New York: JDC Archival genealogy resources, May 16

The global archives director of the American Jewish Joint Distribution Committee will speak at the next meeting of the Jewish Genealogical Society of New York, on May 16.

The event opens with networking from 12.30-1.45pm, followed by the main program, at the Center for Jewish History, 15 West 16th Street.

JDC’s director of global archives Linda Levi is responsible for archival centers in New York and Jerusalem. She is also assistance executive vice president for global archives. An NYU graduate, she holds an MA in contemporary Jewish studies (Brandeis University).
Since its inception in 1914, the American Jewish Joint Distribution Committee (JDC, known popularly as “the Joint”) has borne witness to the greatest events of twentieth-century Jewish history. The JDC Archives documents the organization’s operations, overseas activities and serves as a record of life in Jewish communities around the world.
Its extensive holdings include eye-witness accounts, correspondence, reports, logs, passenger lists, emigration cards, photographs, and much more. Participants will learn how the Archives are organized, see examples of rich genealogical records in the JDC archival collections, and find out how to conduct research at its repositories. New efforts to digitize the JDC collections will also be included in the discussion.

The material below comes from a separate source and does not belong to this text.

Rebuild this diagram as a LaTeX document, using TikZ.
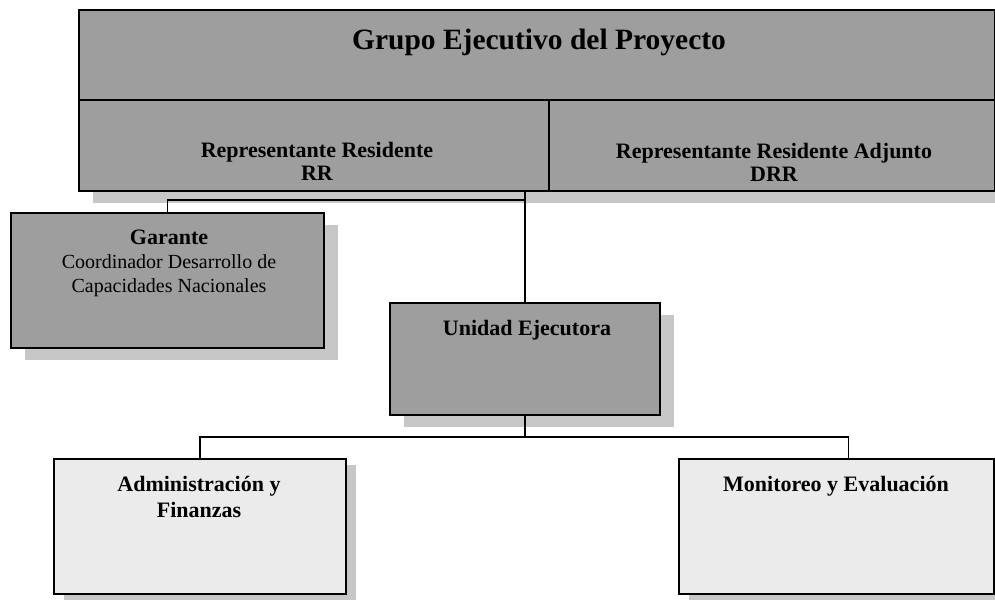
\documentclass[tikz,border=0pt]{standalone}
\usepackage{fontspec}
\setmainfont{Liberation Serif}
\usetikzlibrary{positioning,shadows}

\begin{document}
\begin{tikzpicture}[x=1pt,y=-1pt,
  darkbox/.style={draw, line width=1.6pt, fill=black!38, anchor=north west, inner sep=0pt,
    general shadow={fill=black!22, shadow xshift=14pt, shadow yshift=-12pt}},
  lightbox/.style={draw, line width=1.6pt, fill=black!8, anchor=north west, inner sep=0pt,
    general shadow={fill=black!22, shadow xshift=10pt, shadow yshift=-6pt}},
  boxtext/.style={anchor=base, align=center, inner sep=0pt, font=\fontsize{22}{23}\selectfont\bfseries},
  link/.style={line width=1.6pt}]
\useasboundingbox (0,0) rectangle (995,602);

\node[darkbox, minimum width=916pt, minimum height=90pt] (grupo) at (78,9) {};
\node[darkbox, minimum width=470pt, minimum height=91pt, general shadow={fill=black!22, shadow xshift=14pt, shadow yshift=-8pt}] (rr) at (78,99) {};
\node[darkbox, minimum width=446pt, minimum height=91pt, general shadow={fill=black!22, shadow xshift=14pt, shadow yshift=-8pt}] (drr) at (548,99) {};
\node[darkbox, minimum width=313pt, minimum height=135pt] (garante) at (10,212) {};
\node[darkbox, minimum width=270pt, minimum height=112pt] (unidad) at (389,302) {};
\node[lightbox, minimum width=292pt, minimum height=135pt] (admin) at (53,458) {};
\node[lightbox, minimum width=315pt, minimum height=135pt] (monit) at (678,458) {};

\node[boxtext, font=\fontsize{29.5}{32}\selectfont\bfseries] (grupot) at (539,49) {Grupo Ejecutivo del Proyecto};
\node[boxtext] (rrt) at (317,180) {Representante Residente\\RR};
\node[boxtext] (drrt) at (774,181) {Representante Residente Adjunto\\DRR};
\node[boxtext, font=\fontsize{20}{24}\selectfont] (garantet) at (169,292) {\fontsize{22}{24}\selectfont\bfseries Garante\\Coordinador Desarrollo de\\Capacidades Nacionales};
\node[boxtext] (unidadt) at (527,335) {Unidad Ejecutora};
\node[boxtext, font=\fontsize{22}{26}\selectfont\bfseries] (admint) at (199,517) {Administración y\\Finanzas};
\node[boxtext] (monitt) at (836,491) {Monitoreo y Evaluación};

\coordinate (gjoin) at (unidad.north |- 0,200);
\coordinate (bjoin) at (unidad.south |- 0,437);
\draw[link] (unidad.north |- rr.south) -- (unidad.north);
\draw[link] (gjoin) -| (garante.north);
\draw[link] (unidad.south) -- (bjoin);
\draw[link] (admin.north) |- ([xshift=12pt]monit.north |- bjoin) -- ([xshift=12pt]monit.north);

\end{tikzpicture}
\end{document}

For more information, visit the JGSNY website.

Washington DC: LOC, Latin-American Jewish Studies, May 17

Seeing this program with the mention of the Library of Congress’ Hispanic Division reminded me of an incident quite a number of years ago.

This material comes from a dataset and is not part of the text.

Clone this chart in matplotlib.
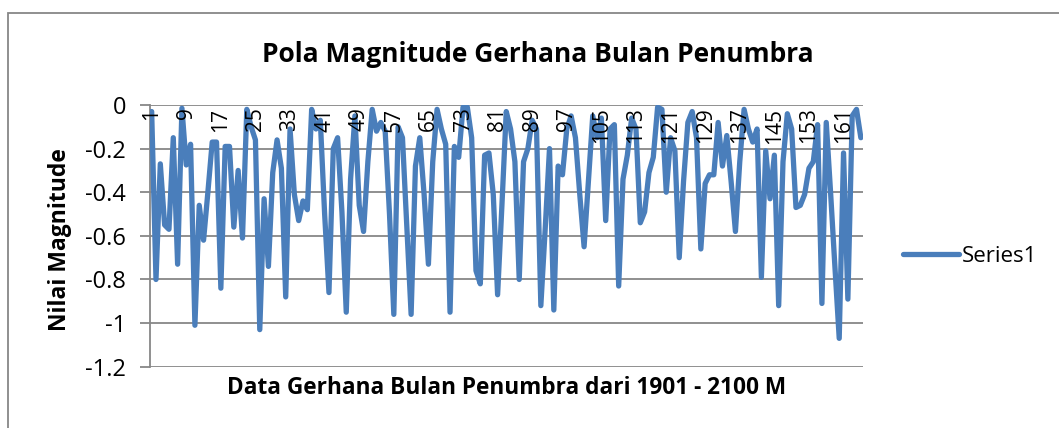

Our daughter was going to visit one of her friends, who was studying Spanish in Seville. The two were planning to visit, among many other places, a town near Zaragoza which might have had a connection to our family’s Sephardic ancestry.

I called the LOC and spoke to a very helpful young man in the Hispanic Division, and gave him the name of the town. He looked it up in an 18th century gazetteer, and among other interesting items, it noted “Hay muchos lobos y zorros” (there are many wolves and foxes).

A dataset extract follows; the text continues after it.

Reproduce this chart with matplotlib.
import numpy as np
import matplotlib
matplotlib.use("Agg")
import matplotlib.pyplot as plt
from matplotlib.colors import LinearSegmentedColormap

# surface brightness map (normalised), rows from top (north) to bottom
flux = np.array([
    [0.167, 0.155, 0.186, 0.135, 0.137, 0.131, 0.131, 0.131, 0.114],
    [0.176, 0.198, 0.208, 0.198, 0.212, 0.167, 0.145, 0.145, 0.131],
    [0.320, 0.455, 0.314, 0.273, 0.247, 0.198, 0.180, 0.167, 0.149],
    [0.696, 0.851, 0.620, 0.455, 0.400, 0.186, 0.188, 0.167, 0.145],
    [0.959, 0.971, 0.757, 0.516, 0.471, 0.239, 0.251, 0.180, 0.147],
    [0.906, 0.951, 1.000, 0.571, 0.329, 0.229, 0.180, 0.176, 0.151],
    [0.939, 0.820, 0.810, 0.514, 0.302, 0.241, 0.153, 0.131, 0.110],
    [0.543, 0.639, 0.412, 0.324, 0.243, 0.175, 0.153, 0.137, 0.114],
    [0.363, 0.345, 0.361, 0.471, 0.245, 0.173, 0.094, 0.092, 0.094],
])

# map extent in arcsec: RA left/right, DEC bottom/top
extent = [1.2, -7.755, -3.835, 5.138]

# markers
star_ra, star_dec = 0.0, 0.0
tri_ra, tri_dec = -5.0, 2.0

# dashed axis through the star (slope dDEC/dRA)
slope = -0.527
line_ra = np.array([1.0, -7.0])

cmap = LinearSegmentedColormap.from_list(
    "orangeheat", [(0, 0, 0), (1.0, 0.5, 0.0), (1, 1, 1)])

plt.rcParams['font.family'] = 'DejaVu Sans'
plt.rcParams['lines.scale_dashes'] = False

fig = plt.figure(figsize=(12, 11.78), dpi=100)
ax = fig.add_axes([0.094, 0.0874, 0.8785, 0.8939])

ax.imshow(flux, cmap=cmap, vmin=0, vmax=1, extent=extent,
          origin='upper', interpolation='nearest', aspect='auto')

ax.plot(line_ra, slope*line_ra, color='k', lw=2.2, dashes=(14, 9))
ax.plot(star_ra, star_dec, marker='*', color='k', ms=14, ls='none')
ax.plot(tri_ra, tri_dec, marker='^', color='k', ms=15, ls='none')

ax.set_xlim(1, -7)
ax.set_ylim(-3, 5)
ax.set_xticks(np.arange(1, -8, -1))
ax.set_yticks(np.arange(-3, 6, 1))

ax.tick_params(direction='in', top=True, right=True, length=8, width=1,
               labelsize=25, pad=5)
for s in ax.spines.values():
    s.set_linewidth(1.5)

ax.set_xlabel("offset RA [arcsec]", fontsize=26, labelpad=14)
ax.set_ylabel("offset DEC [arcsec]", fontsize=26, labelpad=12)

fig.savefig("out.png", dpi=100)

When daughter and friend took a taxi out to the village from the city, the driver told them to be careful because “hay muchos lobos y zorros.” The two students, of course, were rather amused, and the driver was understandably confused.

The more things change, the more they stay the same.

In any case, “Jewish-Latin American Historiography: The Challenges Ahead” is the May 17 lecture at the LOC. An increasingly popular area of academic inquiry, many institutions are offering related classes.

History professors Raanan Rein and Jeffrey Lesser will present the free joint lecture at noon, Monday, May 17, in the Mary Pickford Theater, (third floor, LOC’s James Madison Building, 101 Independence Ave. SE, Washington, DC).

It is jointly sponsored by the Library’s Hispanic Division and the Hebrew Language Table in cooperation with the Embassy of Argentina and the Embassy of Israel. Reservations are not required.

Tel Aviv University’s Raanan Rein is the Sourasky Professor of Latin American and Spanish History and head of the S. Daniel Abraham Center for International and Regional Studies. Author and editor of more than 20 books and several dozen academic journal articles, he’s co-president of the Latin American Jewish Studies Association and a member of Argentina’s National Academy of History.

Emory University’s Jeffrey Lesser is Samuel Candler Dobbs Professor of History and director of the Tam Institute for Jewish Studies. The author of “A Discontented Diaspora: Japanese-Brazilians and the Meanings of Ethnic Militancy, 1960-1980,” “Negotiating National Identity: Minorities, Immigrants and the Struggle for Ethnicity in Brazil” and “Welcoming the Undesirables: Brazil and the Jewish Question,” he was a Fulbright Senior Scholar at the University of São Paulo and held the Fulbright Distinguished Chair of the Humanities at Tel Aviv University (2006-7). He is the former president of the Conference on Latin American History..

The Library’s Hispanic collections comprise more than 13 million items and are the most extensive such collections in the world.

Recognized as one of the world’s foremost centers for the study of Hebrew and Yiddish materials, the Library’s African and Middle Eastern Division holdings include works in Hebrew, Yiddish, Ladino, Judeo-Persian, Judeo-Arabic, Aramaic, Syriac, Coptic and Amharic. The section’s holdings are especially strong in the areas of the Bible and rabbinics, liturgy, Hebrew language and literature and Jewish history.